US consumer confidence is slumping in the face of concerns over the impact of Trump’s policies. The Conference Board reported that consumer confidence in February suffered a seven-point drop, the largest monthly decline in four years.

The job figures are just a slight foretaste of the social counterrevolution being prepared by the Trump administration, which wants to slash trillions from vital social programs such as Medicare, Medicaid and Social Security, education, food stamps, housing and the environment.

In reviewing the Labor Department job numbers, an economist quoted by the New York Times stated that it was “not a terrible report” but “not a great report.” He added that “this predates most of the more potent policy actions”—in other words, before the tsunami of social devastation being unleashed by the Trump administration sweeps over the US and world population.

The February jobs report showed a net loss of 10,000 federal jobs, far below the actual number. To get its employment number, the report surveyed the payroll period that included the 12th of the month. Anyone who worked even one day during that time span was counted as employed.

The report nonetheless included signs of distress. The number of people not actively looking for work but currently wanting a job increased by 414,000 to 5.9 million in February. The labor force participation rate, the percentage of the total population over age 16 and not in the military or institutionalized who are employed, fell to the lowest level in two years.

Financial markets ended one of their worst weeks in months due to uncertainty over the impact of Trump’s trade war policies. Wall Street is salivating over the prospect of massive tax cuts and the impoverishment of broad swaths of the working class. At the same time the US financial system remains a house of cards. There is also concern over a rising tide of working class struggles as previewed by the widening protests over the federal jobs cuts.

Friday saw nationwide and global protests by medical researchers and other scientists over the slashing of funding for research into cancer, Alzheimer’s and other illnesses, along with Trump’s broader attack on environmental sciences and his defunding of public education.

Earlier this week, young people and workers rallied in cities across the US to defend public education, oppose cuts at the national parks and other attacks on public workers and social services.

These protests have largely taken shape at the grass roots level since the trade union apparatuses and the Democratic Party are blocking effective opposition to the Trump administration’s attacks. The Democratic Party is mounting no real opposition to Trump’s moves to dictatorship and his assault on social and democratic rights, reserving its opposition to denouncing the administration for retreating from the war with Russia.

Meanwhile, union leaders have sought to cozy up to Trump. American Federation of Teachers (AFT) President Randi Weingarten has offered to work with Trump’s Education Secretary Linda McMahon even as she dismantles the Department of Education. The United Auto Workers (UAW) and other unions have lined up behind Trump’s reactionary tariff and trade war policies directed against the capitalist rivals of US imperialism, despite the devastating implications for workers’ jobs and living standards. They support, either openly or tacitly, Trump’s fascistic war on immigrant workers.
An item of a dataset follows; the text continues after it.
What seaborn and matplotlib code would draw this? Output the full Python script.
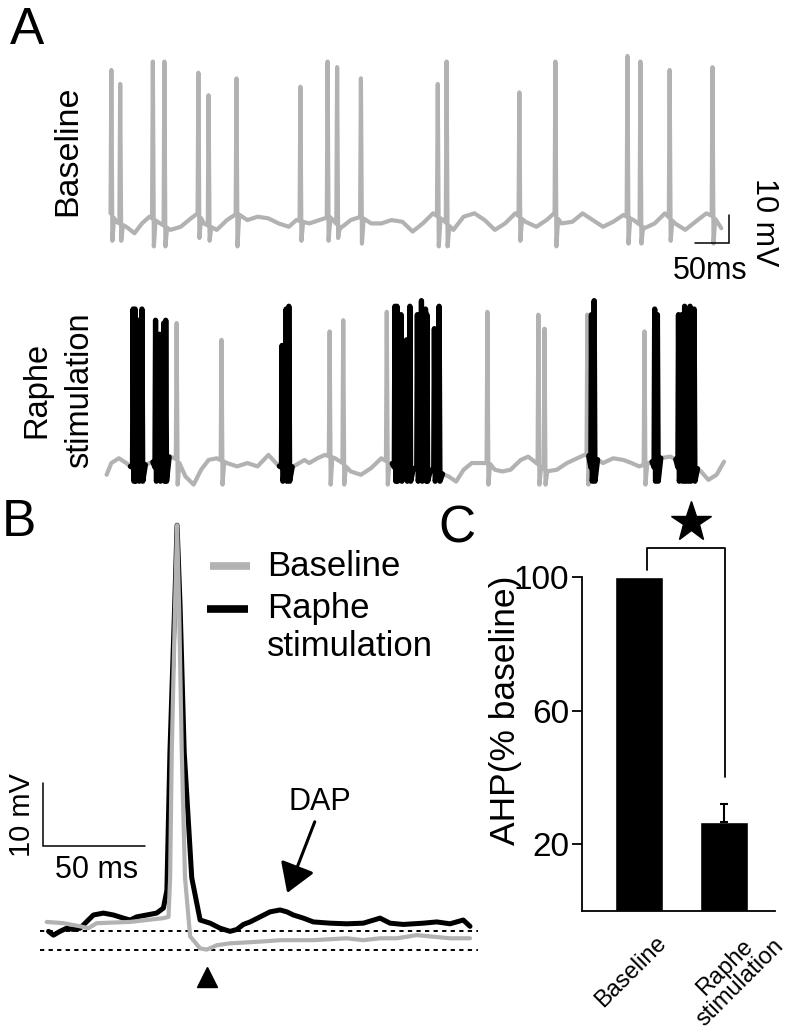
import numpy as np
import matplotlib
matplotlib.use("Agg")
import matplotlib.pyplot as plt
import seaborn as sns

# ---------------------------------------------------------------- data
# Panel A, top: baseline recording. Slow membrane fluctuation (ms, mV re. rest)
bl_noise_t = [2, 9, 24, 36, 47, 58, 70, 89, 104, 119, 130, 138, 157, 172, 187, 202, 217, 233, 248, 263,
              274, 293, 308, 323, 339, 354, 369, 384, 399, 414, 430, 445, 460, 475, 490, 505, 520, 536, 551, 566,
              581, 596, 611, 627, 642, 653, 664, 680, 695, 710, 725, 740, 755, 770, 786, 801, 816, 831, 846, 861,
              877, 888, 899]
bl_noise_v = [3.8, 0.8, -1.0, -3.3, 0.2, 2.6, 0.8, -2.1, -1.0, 2.0, 4.0, 0.2, -2.1, 1.4, 3.8, 1.4, 2.6, 2.0, 0.2, -1.0,
              1.4, 0.2, 1.4, 2.6, -1.5, 1.4, 2.6, 0.2, 0.2, 1.4, 0.8, -2.7, 0.2, 3.8, 1.4, -2.1, 2.6, 3.8, 1.4, -2.1,
              0.2, 3.8, 0.8, -1.0, 1.4, 3.8, 0.2, 0.8, 3.8, 1.4, -1.0, 0.8, 3.2, 1.4, -1.5, 0.2, 3.8, 0.2, -2.1, 0.8,
              3.8, 2.6, -1.5]
bl_spike_t = [2, 15, 63, 80, 130, 145, 186, 280, 320, 334, 369, 482, 495, 602, 655, 761, 780, 823, 886]
bl_spike_peak = [55, 50, 58, 58, 54, 46, 52, 49, 58, 56, 52, 50, 58, 47, 58, 60, 58, 55, 56]
bl_spike_trough = [-6, -6, -8, -8, -5, -6, -8, -6, -6, -5, -7, -8, -8, -6, -8, -7, -7, -6, -7]

# Panel A, bottom: raphe stimulation recording
rs_noise_t = [-5, 2, 13, 24, 36, 58, 89, 100, 111, 123, 134, 145, 157, 172, 187, 202, 217, 233, 244, 255,
              270, 286, 293, 305, 316, 331, 342, 354, 369, 384, 399, 411, 445, 480, 498, 509, 520, 532, 547, 558,
              566, 577, 589, 604, 615, 627, 642, 657, 672, 687, 698, 710, 725, 740, 755, 767, 778, 793, 808, 824,
              839, 854, 869, 880, 892, 903]
rs_noise_v = [-4.2, 0, 1.7, 0, -2.4, 0, 2.3, 1.1, -4.8, -7.7, -2.4, 1.1, 1.7, 0, -1.2, 0, -1.2, 2.9, 0, -2.4,
              -1.2, 1.1, 0, 1.7, 2.9, 1.7, 0, -3.0, -4.2, -1.8, 1.7, 0, -2.0, -3.0, -4.8, -6.6, -2.4, 0, 0, 0,
              -2.4, -3.0, -2.4, 1.1, 2.3, 0, -3.0, -2.4, 0, 1.7, 2.9, 2.3, 0, 1.7, 1.1, 0, -1.2, 0, 1.7, 2.3,
              0.5, 0, -3.0, -6.0, -4.2, 0.5]
rs_single_t = [98, 164, 323, 343, 407, 555, 630, 639, 702, 786]
rs_single_peak = [50, 44, 47, 51, 54, 54, 53, 48, 53, 47]
rs_burst_t = [[34, 37, 42, 47], [67, 73, 79, 82], [253, 259, 263], [419, 422, 428, 436, 441],
              [452, 458, 464, 466], [477, 484], [708, 712], [801, 805], [836, 841, 845, 849, 853, 859]]
rs_burst_peak = [[55, 55, 51, 55], [51, 46, 50, 51], [42, 55, 56], [56, 56, 53, 44, 56],
                 [53, 58, 55, 53], [48, 56], [53, 58], [55, 53], [53, 53, 56, 55, 56, 55]]

# Panel B: averaged action potentials (ms from peak, mV re. baseline)
ap_bl_t = [-63.9, -55.7, -47.5, -43.5, -39.4, -31.2, -23, -14.9, -6.7, -4.2, -3.4, -2.6, -1.0, 0, 1.0, 2.3, 3.9,
           6.4, 11.3, 14.5, 19.5, 26, 42.3, 50.5, 66.8, 83.2, 91.3, 99.5, 107.7, 117.5, 124, 133.8, 143.6]
ap_bl_v = [0, -0.2, -0.7, -1.0, -0.2, -0.1, 0, 0.3, 0.6, 0.8, 7, 27, 50, 63, 50, 27, 7,
           -2.3, -4.2, -4.4, -3.7, -3.4, -3.1, -2.9, -2.9, -2.6, -2.9, -2.6, -2.6, -2.1, -2.3, -2.6, -2.6]
ap_rs_t = [-63, -60.6, -57.4, -54.1, -50.8, -47.5, -43.5, -41, -36.1, -31.2, -26.3, -23, -19.8, -14.9, -10, -6.7,
           -5.0, -3.5, -1.2, 0, 1.5, 3.5, 7.2, 11.3, 16.2, 21.1, 26, 29.3, 32.5, 35.8, 40.7, 45.6, 50.5, 53.8,
           57, 61.9, 66.8, 75, 83.2, 91.3, 99.5, 104.4, 110.9, 120.7, 127.3, 133.8, 140.3, 143.6]
ap_rs_v = [-1.5, -2.1, -1.5, -1.0, -1.2, -1.0, 0.3, 1.1, 1.4, 1.1, 0.6, 0.3, 0.8, 1.1, 1.4, 2.2,
           5, 27, 50, 63, 50, 27, 7, 0.3, -0.2, -1.0, -1.5, -1.2, -0.4, 0, 0.8, 1.6, 1.9, 1.6,
           1.1, 0.6, 0, -0.2, -0.3, -0.2, 0.6, -0.2, -0.4, -0.2, 0, -0.3, 0.3, -0.7]
ahp_levels = [-1.5, -4.4]
ahp_trough_t = 14.5
dap_peak = (50.5, 1.9)

# Panel C: AHP amplitude
conditions = ["Baseline", "Raphe\nstimulation"]
ahp_mean = [100, 26.7]
ahp_sem = [0, 5.3]

# ---------------------------------------------------------------- helpers
def build_trace(bt, bv, st, sp, sq, rise=1.2, fall=1.5, rec=4.0):
    bt = np.asarray(bt, float)
    bv = np.asarray(bv, float)
    keep = np.ones(len(bt), bool)
    for s in st:
        keep &= ~((bt > s - rise) & (bt < s + rec))
    ts, vs = list(bt[keep]), list(bv[keep])
    for s, p, q in zip(st, sp, sq):
        ts += [s - rise, s, s + fall, s + rec]
        vs += [np.interp(s - rise, bt, bv), p, q, np.interp(s + rec, bt, bv)]
    o = np.argsort(ts, kind="stable")
    return np.array(ts)[o], np.array(vs)[o]


def build_burst(bt, bv, times, peaks, trough=-6.5):
    t0, t1 = times[0] - 4, times[-1] + 5
    ts, vs = [t0], [np.interp(t0, bt, bv)]
    for s, p in zip(times, peaks):
        ts += [s - 0.9, s, s + 1.2]
        vs += [-1.5, p, trough]
    ts.append(t1)
    vs.append(np.interp(t1, bt, bv))
    return np.array(ts), np.array(vs)


sns.set_theme(style="white")
plt.rcParams["font.family"] = ["Liberation Sans", "DejaVu Sans"]
plt.rcParams["axes.unicode_minus"] = False
for k in ("text.color", "axes.labelcolor", "xtick.color", "ytick.color", "axes.edgecolor"):
    plt.rcParams[k] = "black"

W, H = 802, 1035
fig = plt.figure(figsize=(W / 100, H / 100), dpi=100)
GREY = "#b2b2b2"


def px_axes(x0, y0, x1, y1):
    return fig.add_axes([x0 / W, 1 - y1 / H, (x1 - x0) / W, (y1 - y0) / H])


def trace(ax, t, v, color, lw):
    sns.lineplot(x=t, y=v, ax=ax, color=color, lw=lw, sort=False, estimator=None,
                 legend=False, solid_joinstyle="round", solid_capstyle="round")

# ---------------------------------------------------------------- Panel A top
axA1 = px_axes(90, 40, 790, 280)
t, v = build_trace(bl_noise_t, bl_noise_v, bl_spike_t, bl_spike_peak, bl_spike_trough)
trace(axA1, t, v, GREY, 3.0)
axA1.set_xlim(-29.4, 1000)
axA1.set_ylim(-20, 65.7)
axA1.set_axis_off()
# scale bar 50 ms / 10 mV
sx, sy = 910, -6.8
axA1.plot([sx - 50, sx, sx], [sy, sy, sy + 10], color="black", lw=1.1, solid_joinstyle="miter")
axA1.text(sx + 52, sy + 7.5, "10 mV", rotation=270, ha="center", va="center", fontsize=22)
axA1.text(sx - 28, sy - 10.0, "50ms", ha="center", va="center", fontsize=22)

# ---------------------------------------------------------------- Panel A bottom
axA2 = px_axes(90, 290, 790, 500)
t, v = build_trace(rs_noise_t, rs_noise_v, rs_single_t, rs_single_peak, [-7.7] * len(rs_single_t))
trace(axA2, t, v, GREY, 3.0)
for bt_, bp_ in zip(rs_burst_t, rs_burst_peak):
    t, v = build_burst(rs_noise_t, rs_noise_v, bt_, bp_)
    trace(axA2, t, v, "black", 3.8)
axA2.set_xlim(-29.4, 1000)
axA2.set_ylim(-13.2, 61.8)
axA2.set_axis_off()

# ---------------------------------------------------------------- Panel B
axB = px_axes(0, 500, 480, 1000)
for lvl in ahp_levels:
    axB.hlines(lvl, -67, 147.5, colors="black", linestyles=(0, (2.2, 2.2)), lw=1.4)
trace(axB, np.array(ap_rs_t), np.array(ap_rs_v), "black", 3.6)
trace(axB, np.array(ap_bl_t), np.array(ap_bl_v), GREY, 3.0)
axB.set_xlim(-86.8, 148.5)
axB.set_ylim(-12.4, 67)
axB.set_axis_off()
# legend
axB.plot([16.2, 35.8], [56.5, 56.5], color=GREY, lw=5.5, solid_capstyle="butt")
axB.plot([14.7, 34.8], [49.7, 49.7], color="black", lw=5.5, solid_capstyle="butt")
axB.text(44.1, 56.5, "Baseline", fontsize=25, ha="left", va="center")
axB.text(44.1, 49.7, "Raphe", fontsize=25, ha="left", va="center")
axB.text(44.1, 43.7, "stimulation", fontsize=25, ha="left", va="center")
# scale bar
bx, by = -65.7, 12.1
axB.plot([bx, bx, bx + 50], [by + 10, by, by], color="black", lw=1.1, solid_joinstyle="miter")
axB.text(bx - 10.3, by + 4.9, "10 mV", rotation=90, ha="center", va="center", fontsize=21)
axB.text(bx + 26, by - 3.8, "50 ms", ha="center", va="center", fontsize=22)
# AHP arrowhead and DAP arrow
axB.plot([ahp_trough_t], [ahp_levels[1] - 4.3], marker="^", ms=15, color="black", clip_on=False)
axB.annotate("", xy=(dap_peak[0] + 3.5, dap_peak[1] + 2.7), xytext=(dap_peak[0] + 17, dap_peak[1] + 14),
             arrowprops=dict(arrowstyle="-|>,head_length=0.8,head_width=0.5", color="black", lw=2.2,
                             shrinkA=0, shrinkB=0, mutation_scale=22))
axB.text(dap_peak[0] + 19.5, dap_peak[1] + 17.1, "DAP", ha="center", va="center", fontsize=22)

# ---------------------------------------------------------------- Panel C
axC = px_axes(582, 577, 775, 911)
sns.barplot(x=conditions, y=ahp_mean, color="black", saturation=1, width=0.565, errorbar=None, ax=axC)
axC.errorbar([1], [ahp_mean[1]], yerr=[[0], [ahp_sem[1]]], fmt="none", ecolor="black",
             elinewidth=1.5, capsize=3.2, capthick=1.5)
axC.set_xlim(-0.67, 1.6)
axC.set_ylim(0, 100)
axC.set_yticks([20, 60, 100])
axC.set_yticklabels(["20", "60", "100"], fontsize=24)
axC.set_xticks([])
axC.set_xlabel("")
axC.set_ylabel("")
sns.despine(ax=axC)
for s in ("left", "bottom"):
    axC.spines[s].set_color("black")
    axC.spines[s].set_linewidth(1.3)
axC.tick_params(axis="y", left=True, direction="out", length=7, width=1.3, pad=2, colors="black")
axC.text(-0.395, 0.60, "AHP(% baseline)", transform=axC.transAxes, rotation=90,
         ha="center", va="center", fontsize=25.5)
axC.text(-0.09, -18.3, "Baseline", rotation=45, rotation_mode="anchor", ha="center", va="center",
         fontsize=17, clip_on=False)
axC.text(1.1, -19.2, conditions[1], rotation=45, rotation_mode="anchor", ha="center", va="center",
         multialignment="center", linespacing=0.95, fontsize=17, clip_on=False)
# significance bracket
top = ahp_mean[0] + 8.7
axC.plot([0.094, 0.094, 1.01, 1.01], [ahp_mean[0] + 2, top, top, ahp_mean[1] + ahp_sem[1] + 8.2],
         color="black", lw=1.3, clip_on=False)
axC.plot([0.61], [top + 7.7], marker="*", ms=30, color="black", clip_on=False)

# ---------------------------------------------------------------- labels
fig.text(27 / W, 1 - 31 / H, "A", fontsize=37, ha="center", va="center")
fig.text(19 / W, 1 - 522 / H, "B", fontsize=37, ha="center", va="center")
fig.text(457 / W, 1 - 529 / H, "C", fontsize=37, ha="center", va="center")
fig.text(68 / W, 1 - 151 / H, "Baseline", rotation=90, fontsize=24.5, ha="center", va="center")
fig.text(37 / W, 1 - 390 / H, "Raphe", rotation=90, fontsize=23.5, ha="center", va="center")
fig.text(80 / W, 1 - 390 / H, "stimulation", rotation=90, fontsize=23.5, ha="center", va="center")

fig.savefig("out.png", dpi=100)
To be effective, opposition to Trump’s social cuts must find channels outside of the capitalist Democratic Party and the pro-corporate trade union apparatus. This means building rank-and-file committees in every factory and workplace, uniting the fight against social cuts and layoffs with the defense of democratic rights, including the defense of immigrant workers and opposition to imperialist war.

This fight must be based on a socialist program aimed at uniting the working class in the US, Canada, Mexico and internationally, breaking the power of the corporate oligarchs, eliminating inequality and ending the system of capitalist exploitation.